Below are the records; extract from them the line containing "Output the web" to the line containing "var yTicks = [0, 2, 4, 6, 8];", both lines included, exactly and with no pictures.

**Input material:**

·····

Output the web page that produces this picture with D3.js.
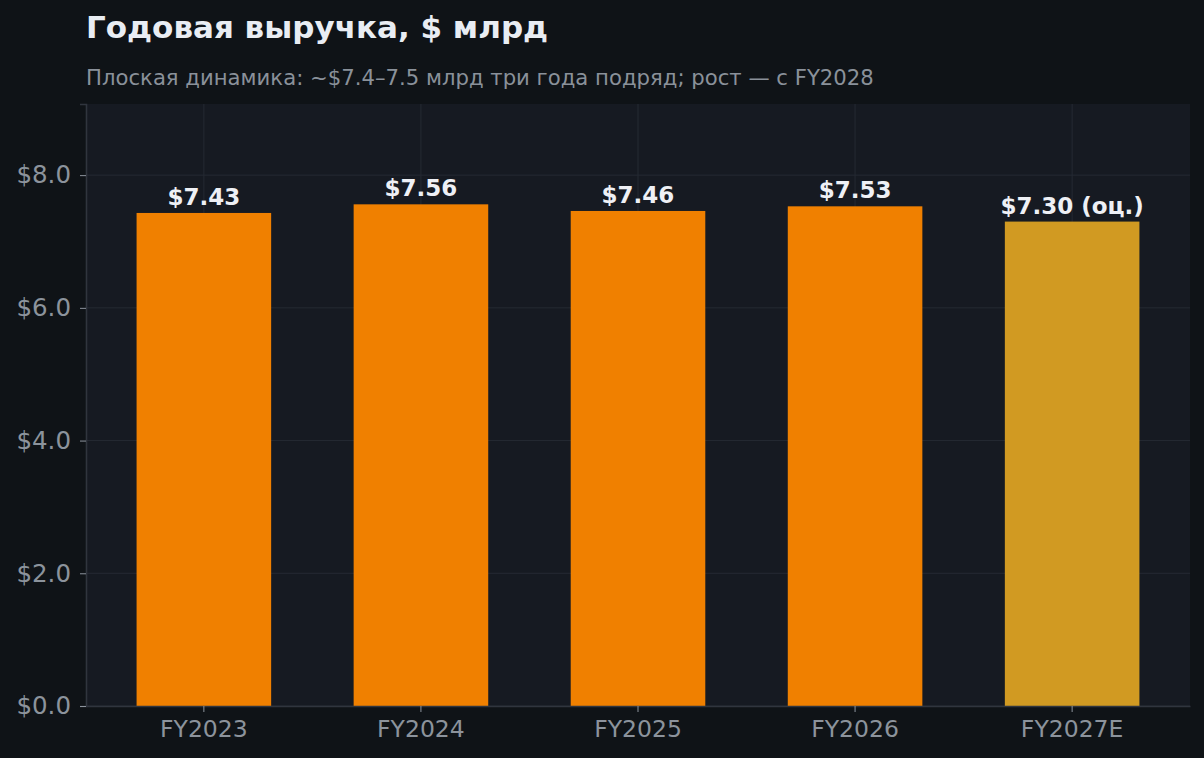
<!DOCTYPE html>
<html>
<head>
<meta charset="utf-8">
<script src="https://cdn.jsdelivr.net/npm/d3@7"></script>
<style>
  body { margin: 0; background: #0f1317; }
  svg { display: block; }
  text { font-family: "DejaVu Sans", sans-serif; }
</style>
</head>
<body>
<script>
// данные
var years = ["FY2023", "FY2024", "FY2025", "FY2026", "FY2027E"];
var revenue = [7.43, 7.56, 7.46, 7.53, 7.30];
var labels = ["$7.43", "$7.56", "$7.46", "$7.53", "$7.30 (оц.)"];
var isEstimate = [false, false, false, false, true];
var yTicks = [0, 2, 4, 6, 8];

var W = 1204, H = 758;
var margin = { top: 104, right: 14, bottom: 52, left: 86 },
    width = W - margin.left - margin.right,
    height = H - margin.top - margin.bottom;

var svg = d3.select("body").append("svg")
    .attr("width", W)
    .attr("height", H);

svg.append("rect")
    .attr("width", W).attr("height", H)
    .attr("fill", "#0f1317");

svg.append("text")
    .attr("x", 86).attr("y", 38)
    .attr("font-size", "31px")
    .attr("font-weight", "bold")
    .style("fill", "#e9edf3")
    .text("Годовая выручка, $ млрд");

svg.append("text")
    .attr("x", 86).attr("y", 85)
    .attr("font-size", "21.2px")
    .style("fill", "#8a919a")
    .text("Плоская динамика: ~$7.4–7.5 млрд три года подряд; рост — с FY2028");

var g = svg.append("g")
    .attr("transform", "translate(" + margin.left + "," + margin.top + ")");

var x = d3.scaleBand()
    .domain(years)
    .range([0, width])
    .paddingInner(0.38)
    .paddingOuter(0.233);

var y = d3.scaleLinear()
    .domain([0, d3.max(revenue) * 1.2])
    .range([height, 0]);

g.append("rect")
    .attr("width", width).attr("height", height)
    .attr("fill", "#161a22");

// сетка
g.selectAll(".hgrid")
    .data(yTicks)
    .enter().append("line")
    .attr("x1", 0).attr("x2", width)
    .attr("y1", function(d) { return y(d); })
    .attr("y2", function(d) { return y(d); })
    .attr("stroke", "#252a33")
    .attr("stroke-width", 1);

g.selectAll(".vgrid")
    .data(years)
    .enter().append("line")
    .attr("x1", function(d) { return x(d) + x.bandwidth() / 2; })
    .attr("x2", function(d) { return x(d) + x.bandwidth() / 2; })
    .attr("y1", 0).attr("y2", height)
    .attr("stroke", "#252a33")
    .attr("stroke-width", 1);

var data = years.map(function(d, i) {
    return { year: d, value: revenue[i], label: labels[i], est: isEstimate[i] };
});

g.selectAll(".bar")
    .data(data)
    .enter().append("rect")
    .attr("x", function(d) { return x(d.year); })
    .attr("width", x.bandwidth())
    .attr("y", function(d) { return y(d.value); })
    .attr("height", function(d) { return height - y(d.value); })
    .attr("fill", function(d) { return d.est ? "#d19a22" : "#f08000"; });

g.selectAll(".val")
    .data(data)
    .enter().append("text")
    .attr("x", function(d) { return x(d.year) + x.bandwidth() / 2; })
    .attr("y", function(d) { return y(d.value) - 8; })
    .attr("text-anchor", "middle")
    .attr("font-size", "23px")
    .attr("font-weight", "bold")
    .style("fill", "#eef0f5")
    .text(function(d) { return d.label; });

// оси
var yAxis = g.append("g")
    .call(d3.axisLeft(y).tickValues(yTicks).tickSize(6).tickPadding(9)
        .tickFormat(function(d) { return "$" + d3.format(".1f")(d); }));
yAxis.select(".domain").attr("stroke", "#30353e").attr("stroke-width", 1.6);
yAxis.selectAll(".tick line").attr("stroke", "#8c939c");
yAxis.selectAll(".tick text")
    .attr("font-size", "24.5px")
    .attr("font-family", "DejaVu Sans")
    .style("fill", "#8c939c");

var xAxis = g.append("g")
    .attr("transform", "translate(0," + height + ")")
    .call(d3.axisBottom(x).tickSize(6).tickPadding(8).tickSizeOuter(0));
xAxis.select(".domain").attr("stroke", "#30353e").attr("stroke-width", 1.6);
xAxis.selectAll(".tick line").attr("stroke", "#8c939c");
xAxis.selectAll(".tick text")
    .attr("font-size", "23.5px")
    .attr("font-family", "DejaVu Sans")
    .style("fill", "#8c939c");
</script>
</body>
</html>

·····

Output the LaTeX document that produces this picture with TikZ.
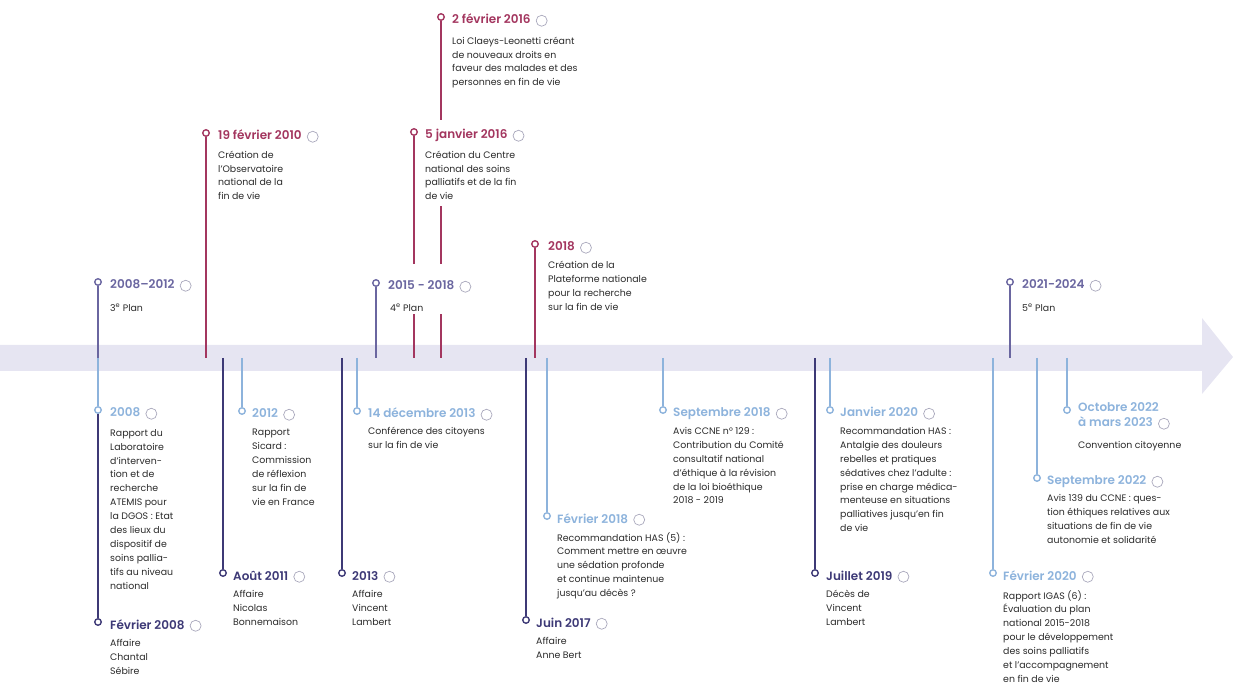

·····

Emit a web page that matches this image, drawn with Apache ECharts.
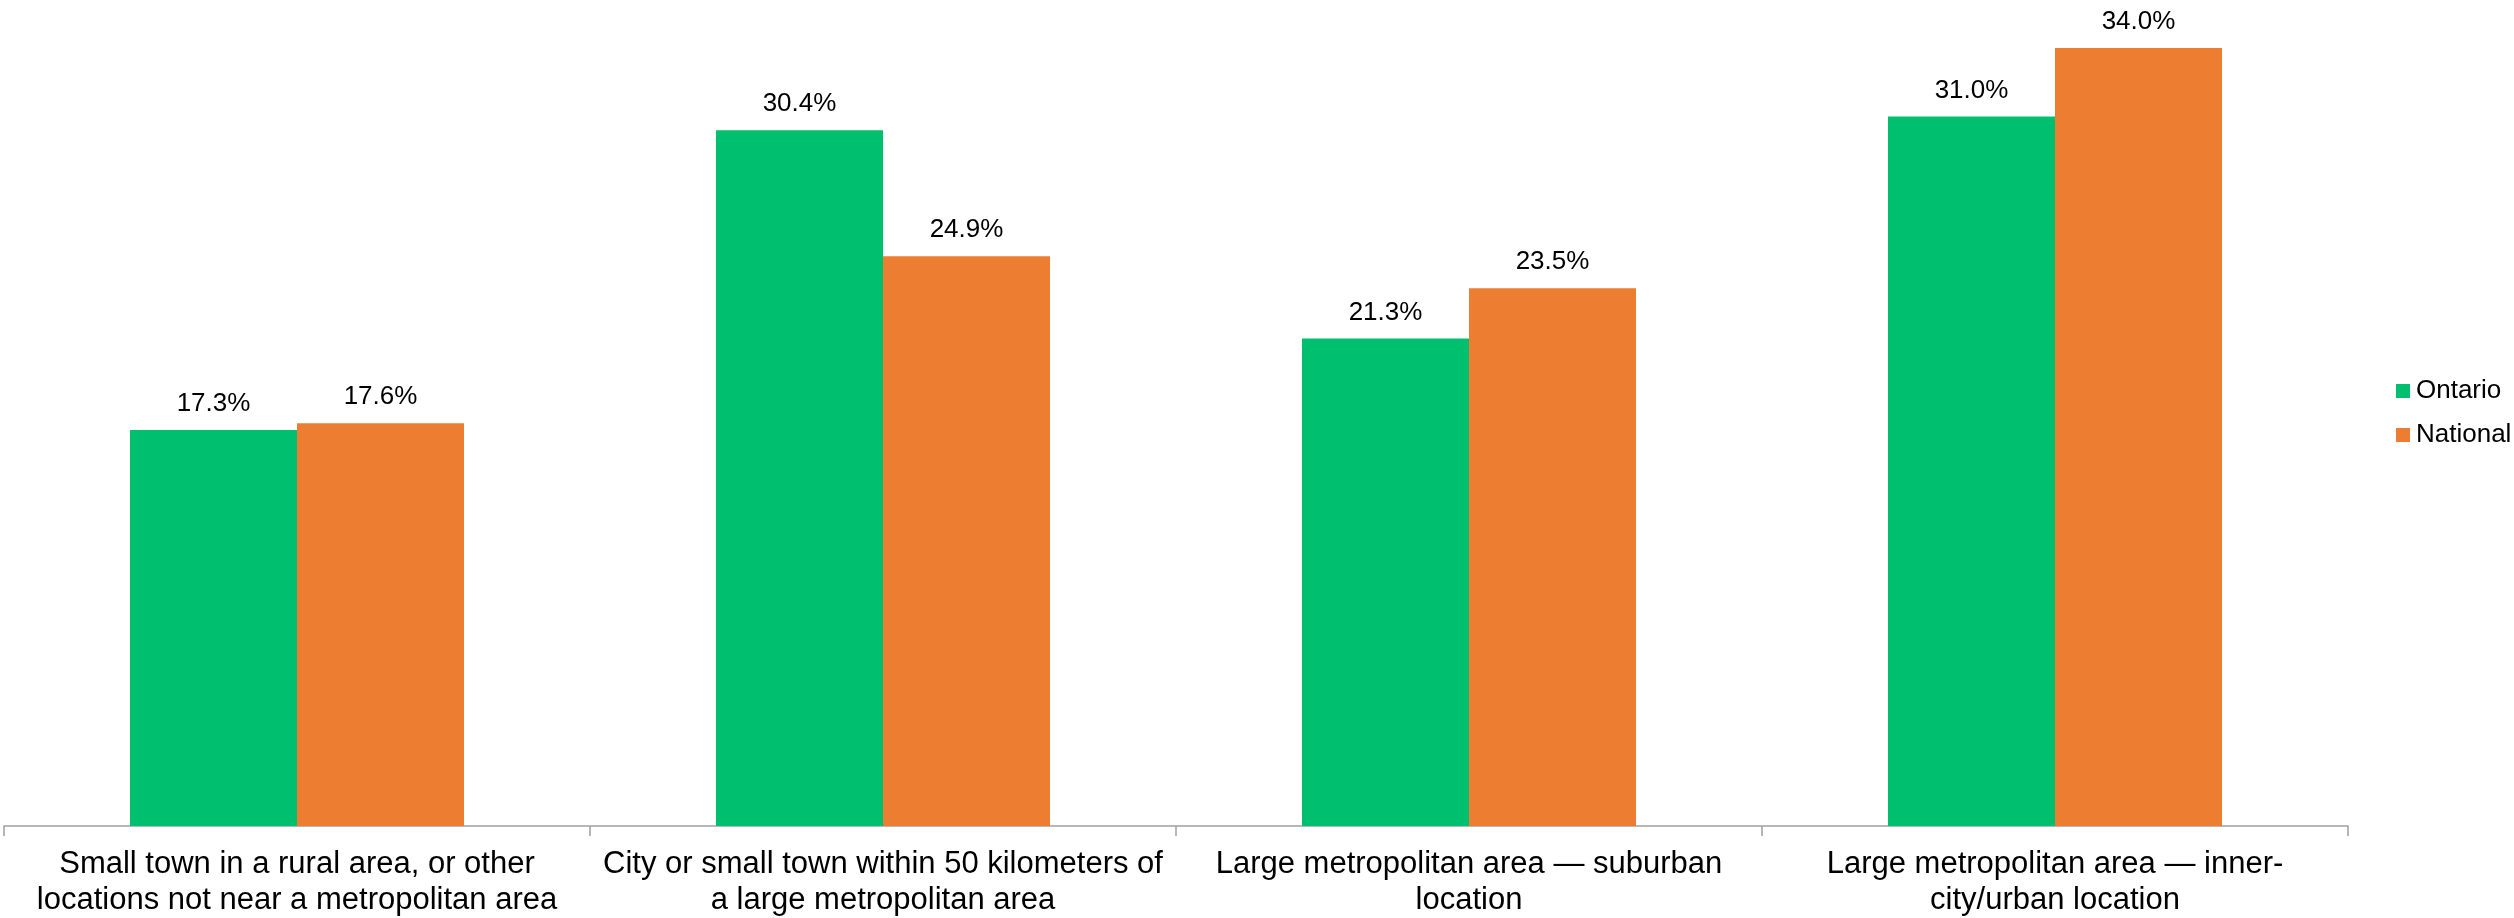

·····

**Written solution:**
Output the web page that produces this picture with D3.js.
<!DOCTYPE html>
<html>
<head>
<meta charset="utf-8">
<script src="https://cdn.jsdelivr.net/npm/d3@7"></script>
<style>
  body { margin: 0; background: #0f1317; }
  svg { display: block; }
  text { font-family: "DejaVu Sans", sans-serif; }
</style>
</head>
<body>
<script>
// данные
var years = ["FY2023", "FY2024", "FY2025", "FY2026", "FY2027E"];
var revenue = [7.43, 7.56, 7.46, 7.53, 7.30];
var labels = ["$7.43", "$7.56", "$7.46", "$7.53", "$7.30 (оц.)"];
var isEstimate = [false, false, false, false, true];
var yTicks = [0, 2, 4, 6, 8];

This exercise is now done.